:: SHORT EXERCISE ::
Repeat the listing word for word. No pictures belong in the copy.
[START OF MATERIAL PROVIDED]
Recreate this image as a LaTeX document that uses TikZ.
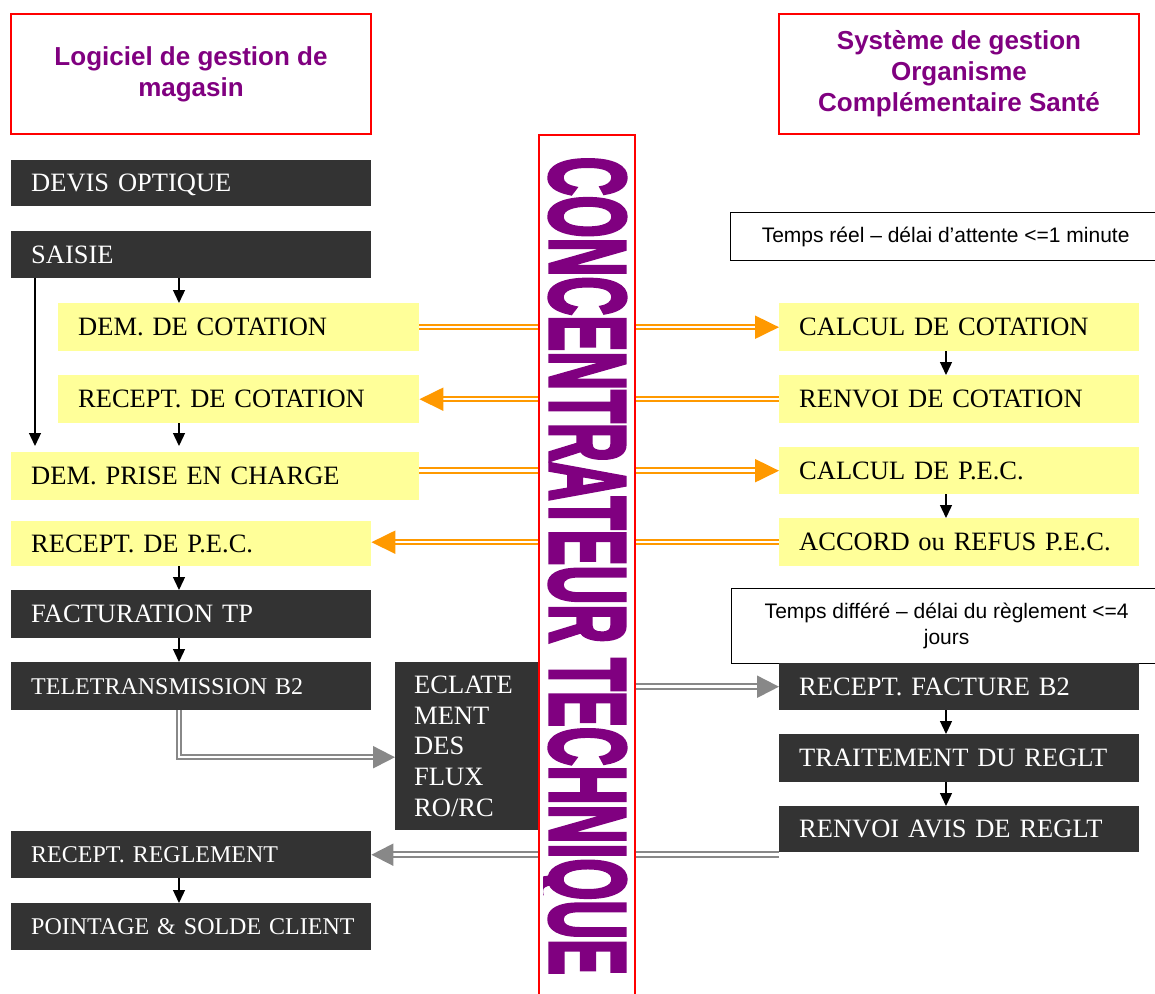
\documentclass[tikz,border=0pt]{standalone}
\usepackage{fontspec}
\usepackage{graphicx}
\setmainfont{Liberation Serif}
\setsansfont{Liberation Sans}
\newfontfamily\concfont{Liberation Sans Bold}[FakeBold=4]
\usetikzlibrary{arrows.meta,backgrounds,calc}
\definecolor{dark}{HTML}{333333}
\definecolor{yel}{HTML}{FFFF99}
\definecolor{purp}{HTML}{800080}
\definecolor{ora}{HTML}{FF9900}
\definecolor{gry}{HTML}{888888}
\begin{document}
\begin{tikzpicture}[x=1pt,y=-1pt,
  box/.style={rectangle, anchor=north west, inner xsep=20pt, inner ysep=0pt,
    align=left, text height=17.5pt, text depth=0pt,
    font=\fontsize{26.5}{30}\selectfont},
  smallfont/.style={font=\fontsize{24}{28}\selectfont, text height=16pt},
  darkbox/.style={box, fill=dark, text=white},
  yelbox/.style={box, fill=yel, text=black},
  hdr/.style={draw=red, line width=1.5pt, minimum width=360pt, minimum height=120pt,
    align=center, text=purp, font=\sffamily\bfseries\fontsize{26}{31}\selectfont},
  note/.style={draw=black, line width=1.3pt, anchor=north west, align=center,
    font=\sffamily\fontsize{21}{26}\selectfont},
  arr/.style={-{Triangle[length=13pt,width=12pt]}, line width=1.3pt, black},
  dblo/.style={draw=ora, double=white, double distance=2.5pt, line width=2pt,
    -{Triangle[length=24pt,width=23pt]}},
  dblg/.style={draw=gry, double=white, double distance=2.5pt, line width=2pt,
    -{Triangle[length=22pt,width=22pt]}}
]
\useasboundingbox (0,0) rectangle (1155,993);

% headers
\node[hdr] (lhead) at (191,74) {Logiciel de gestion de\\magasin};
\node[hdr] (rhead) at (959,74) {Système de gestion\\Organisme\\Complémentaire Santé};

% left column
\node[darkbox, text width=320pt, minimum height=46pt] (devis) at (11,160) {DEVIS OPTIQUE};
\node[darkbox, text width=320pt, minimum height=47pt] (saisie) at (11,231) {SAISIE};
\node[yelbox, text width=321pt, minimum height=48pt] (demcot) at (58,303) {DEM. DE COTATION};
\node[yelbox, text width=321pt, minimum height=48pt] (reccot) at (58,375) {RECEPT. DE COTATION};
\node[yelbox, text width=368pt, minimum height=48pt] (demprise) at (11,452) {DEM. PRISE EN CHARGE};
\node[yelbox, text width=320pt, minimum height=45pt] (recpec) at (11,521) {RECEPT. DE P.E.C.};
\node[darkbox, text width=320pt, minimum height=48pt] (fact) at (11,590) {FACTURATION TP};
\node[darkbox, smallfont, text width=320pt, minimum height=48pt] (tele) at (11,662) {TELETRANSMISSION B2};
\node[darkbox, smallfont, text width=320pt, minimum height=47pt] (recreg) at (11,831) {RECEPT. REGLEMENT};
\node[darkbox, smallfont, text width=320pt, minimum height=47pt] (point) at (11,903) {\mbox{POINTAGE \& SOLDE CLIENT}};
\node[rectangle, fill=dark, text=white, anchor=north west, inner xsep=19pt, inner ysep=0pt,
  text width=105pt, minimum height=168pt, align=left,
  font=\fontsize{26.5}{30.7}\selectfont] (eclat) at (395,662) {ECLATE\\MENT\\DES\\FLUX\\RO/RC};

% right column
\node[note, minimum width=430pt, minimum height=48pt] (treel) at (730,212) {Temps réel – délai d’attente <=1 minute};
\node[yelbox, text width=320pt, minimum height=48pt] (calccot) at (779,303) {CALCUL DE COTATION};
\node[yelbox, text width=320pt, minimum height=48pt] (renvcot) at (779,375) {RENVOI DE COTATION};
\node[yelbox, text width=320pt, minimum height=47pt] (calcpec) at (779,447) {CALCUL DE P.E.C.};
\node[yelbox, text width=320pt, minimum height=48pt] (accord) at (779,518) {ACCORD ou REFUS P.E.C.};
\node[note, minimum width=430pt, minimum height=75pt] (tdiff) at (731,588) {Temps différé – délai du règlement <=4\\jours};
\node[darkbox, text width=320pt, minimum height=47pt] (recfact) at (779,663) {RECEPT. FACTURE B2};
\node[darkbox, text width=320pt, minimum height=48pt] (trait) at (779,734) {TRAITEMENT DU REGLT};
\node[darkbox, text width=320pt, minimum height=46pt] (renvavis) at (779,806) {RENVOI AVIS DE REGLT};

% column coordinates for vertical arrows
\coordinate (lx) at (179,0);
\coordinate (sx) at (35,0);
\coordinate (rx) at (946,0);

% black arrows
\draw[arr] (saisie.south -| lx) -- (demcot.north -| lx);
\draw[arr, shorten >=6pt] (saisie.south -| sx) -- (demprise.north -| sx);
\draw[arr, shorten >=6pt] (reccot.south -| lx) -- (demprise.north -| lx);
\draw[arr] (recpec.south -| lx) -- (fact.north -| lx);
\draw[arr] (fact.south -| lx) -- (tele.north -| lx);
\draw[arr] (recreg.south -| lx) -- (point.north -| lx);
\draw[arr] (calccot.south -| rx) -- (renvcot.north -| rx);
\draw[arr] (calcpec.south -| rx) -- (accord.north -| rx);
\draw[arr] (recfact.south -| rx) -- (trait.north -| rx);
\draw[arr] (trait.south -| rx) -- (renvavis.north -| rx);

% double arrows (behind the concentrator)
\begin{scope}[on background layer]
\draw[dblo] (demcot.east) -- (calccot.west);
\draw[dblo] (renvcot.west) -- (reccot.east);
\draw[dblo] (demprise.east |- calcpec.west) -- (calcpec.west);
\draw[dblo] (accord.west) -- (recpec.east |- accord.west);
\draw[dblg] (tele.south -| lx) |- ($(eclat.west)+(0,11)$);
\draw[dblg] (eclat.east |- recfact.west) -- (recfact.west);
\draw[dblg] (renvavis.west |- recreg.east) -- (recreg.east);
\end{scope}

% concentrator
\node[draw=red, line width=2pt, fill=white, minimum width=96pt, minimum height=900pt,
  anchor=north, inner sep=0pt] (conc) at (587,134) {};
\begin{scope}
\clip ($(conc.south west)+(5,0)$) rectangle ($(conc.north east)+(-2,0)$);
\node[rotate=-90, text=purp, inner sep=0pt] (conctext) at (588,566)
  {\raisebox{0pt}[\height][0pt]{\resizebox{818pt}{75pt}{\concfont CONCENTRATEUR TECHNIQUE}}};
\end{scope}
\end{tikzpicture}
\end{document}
[END OF MATERIAL PROVIDED]
:: ANSWER TO THE EXERCISE ::
Recreate this image as a LaTeX document that uses TikZ.
\documentclass[tikz,border=0pt]{standalone}
\usepackage{fontspec}
\usepackage{graphicx}
\setmainfont{Liberation Serif}
\setsansfont{Liberation Sans}
\newfontfamily\concfont{Liberation Sans Bold}[FakeBold=4]
\usetikzlibrary{arrows.meta,backgrounds,calc}
\definecolor{dark}{HTML}{333333}
\definecolor{yel}{HTML}{FFFF99}
\definecolor{purp}{HTML}{800080}
\definecolor{ora}{HTML}{FF9900}
\definecolor{gry}{HTML}{888888}
\begin{document}
\begin{tikzpicture}[x=1pt,y=-1pt,
  box/.style={rectangle, anchor=north west, inner xsep=20pt, inner ysep=0pt,
    align=left, text height=17.5pt, text depth=0pt,
    font=\fontsize{26.5}{30}\selectfont},
  smallfont/.style={font=\fontsize{24}{28}\selectfont, text height=16pt},
  darkbox/.style={box, fill=dark, text=white},
  yelbox/.style={box, fill=yel, text=black},
  hdr/.style={draw=red, line width=1.5pt, minimum width=360pt, minimum height=120pt,
    align=center, text=purp, font=\sffamily\bfseries\fontsize{26}{31}\selectfont},
  note/.style={draw=black, line width=1.3pt, anchor=north west, align=center,
    font=\sffamily\fontsize{21}{26}\selectfont},
  arr/.style={-{Triangle[length=13pt,width=12pt]}, line width=1.3pt, black},
  dblo/.style={draw=ora, double=white, double distance=2.5pt, line width=2pt,
    -{Triangle[length=24pt,width=23pt]}},
  dblg/.style={draw=gry, double=white, double distance=2.5pt, line width=2pt,
    -{Triangle[length=22pt,width=22pt]}}
]
\useasboundingbox (0,0) rectangle (1155,993);

% headers
\node[hdr] (lhead) at (191,74) {Logiciel de gestion de\\magasin};
\node[hdr] (rhead) at (959,74) {Système de gestion\\Organisme\\Complémentaire Santé};

% left column
\node[darkbox, text width=320pt, minimum height=46pt] (devis) at (11,160) {DEVIS OPTIQUE};
\node[darkbox, text width=320pt, minimum height=47pt] (saisie) at (11,231) {SAISIE};
\node[yelbox, text width=321pt, minimum height=48pt] (demcot) at (58,303) {DEM. DE COTATION};
\node[yelbox, text width=321pt, minimum height=48pt] (reccot) at (58,375) {RECEPT. DE COTATION};
\node[yelbox, text width=368pt, minimum height=48pt] (demprise) at (11,452) {DEM. PRISE EN CHARGE};
\node[yelbox, text width=320pt, minimum height=45pt] (recpec) at (11,521) {RECEPT. DE P.E.C.};
\node[darkbox, text width=320pt, minimum height=48pt] (fact) at (11,590) {FACTURATION TP};
\node[darkbox, smallfont, text width=320pt, minimum height=48pt] (tele) at (11,662) {TELETRANSMISSION B2};
\node[darkbox, smallfont, text width=320pt, minimum height=47pt] (recreg) at (11,831) {RECEPT. REGLEMENT};
\node[darkbox, smallfont, text width=320pt, minimum height=47pt] (point) at (11,903) {\mbox{POINTAGE \& SOLDE CLIENT}};
\node[rectangle, fill=dark, text=white, anchor=north west, inner xsep=19pt, inner ysep=0pt,
  text width=105pt, minimum height=168pt, align=left,
  font=\fontsize{26.5}{30.7}\selectfont] (eclat) at (395,662) {ECLATE\\MENT\\DES\\FLUX\\RO/RC};

% right column
\node[note, minimum width=430pt, minimum height=48pt] (treel) at (730,212) {Temps réel – délai d’attente <=1 minute};
\node[yelbox, text width=320pt, minimum height=48pt] (calccot) at (779,303) {CALCUL DE COTATION};
\node[yelbox, text width=320pt, minimum height=48pt] (renvcot) at (779,375) {RENVOI DE COTATION};
\node[yelbox, text width=320pt, minimum height=47pt] (calcpec) at (779,447) {CALCUL DE P.E.C.};
\node[yelbox, text width=320pt, minimum height=48pt] (accord) at (779,518) {ACCORD ou REFUS P.E.C.};
\node[note, minimum width=430pt, minimum height=75pt] (tdiff) at (731,588) {Temps différé – délai du règlement <=4\\jours};
\node[darkbox, text width=320pt, minimum height=47pt] (recfact) at (779,663) {RECEPT. FACTURE B2};
\node[darkbox, text width=320pt, minimum height=48pt] (trait) at (779,734) {TRAITEMENT DU REGLT};
\node[darkbox, text width=320pt, minimum height=46pt] (renvavis) at (779,806) {RENVOI AVIS DE REGLT};

% column coordinates for vertical arrows
\coordinate (lx) at (179,0);
\coordinate (sx) at (35,0);
\coordinate (rx) at (946,0);

% black arrows
\draw[arr] (saisie.south -| lx) -- (demcot.north -| lx);
\draw[arr, shorten >=6pt] (saisie.south -| sx) -- (demprise.north -| sx);
\draw[arr, shorten >=6pt] (reccot.south -| lx) -- (demprise.north -| lx);
\draw[arr] (recpec.south -| lx) -- (fact.north -| lx);
\draw[arr] (fact.south -| lx) -- (tele.north -| lx);
\draw[arr] (recreg.south -| lx) -- (point.north -| lx);
\draw[arr] (calccot.south -| rx) -- (renvcot.north -| rx);
\draw[arr] (calcpec.south -| rx) -- (accord.north -| rx);
\draw[arr] (recfact.south -| rx) -- (trait.north -| rx);
\draw[arr] (trait.south -| rx) -- (renvavis.north -| rx);

% double arrows (behind the concentrator)
\begin{scope}[on background layer]
\draw[dblo] (demcot.east) -- (calccot.west);
\draw[dblo] (renvcot.west) -- (reccot.east);
\draw[dblo] (demprise.east |- calcpec.west) -- (calcpec.west);
\draw[dblo] (accord.west) -- (recpec.east |- accord.west);
\draw[dblg] (tele.south -| lx) |- ($(eclat.west)+(0,11)$);
\draw[dblg] (eclat.east |- recfact.west) -- (recfact.west);
\draw[dblg] (renvavis.west |- recreg.east) -- (recreg.east);
\end{scope}

% concentrator
\node[draw=red, line width=2pt, fill=white, minimum width=96pt, minimum height=900pt,
  anchor=north, inner sep=0pt] (conc) at (587,134) {};
\begin{scope}
\clip ($(conc.south west)+(5,0)$) rectangle ($(conc.north east)+(-2,0)$);
\node[rotate=-90, text=purp, inner sep=0pt] (conctext) at (588,566)
  {\raisebox{0pt}[\height][0pt]{\resizebox{818pt}{75pt}{\concfont CONCENTRATEUR TECHNIQUE}}};
\end{scope}
\end{tikzpicture}
\end{document}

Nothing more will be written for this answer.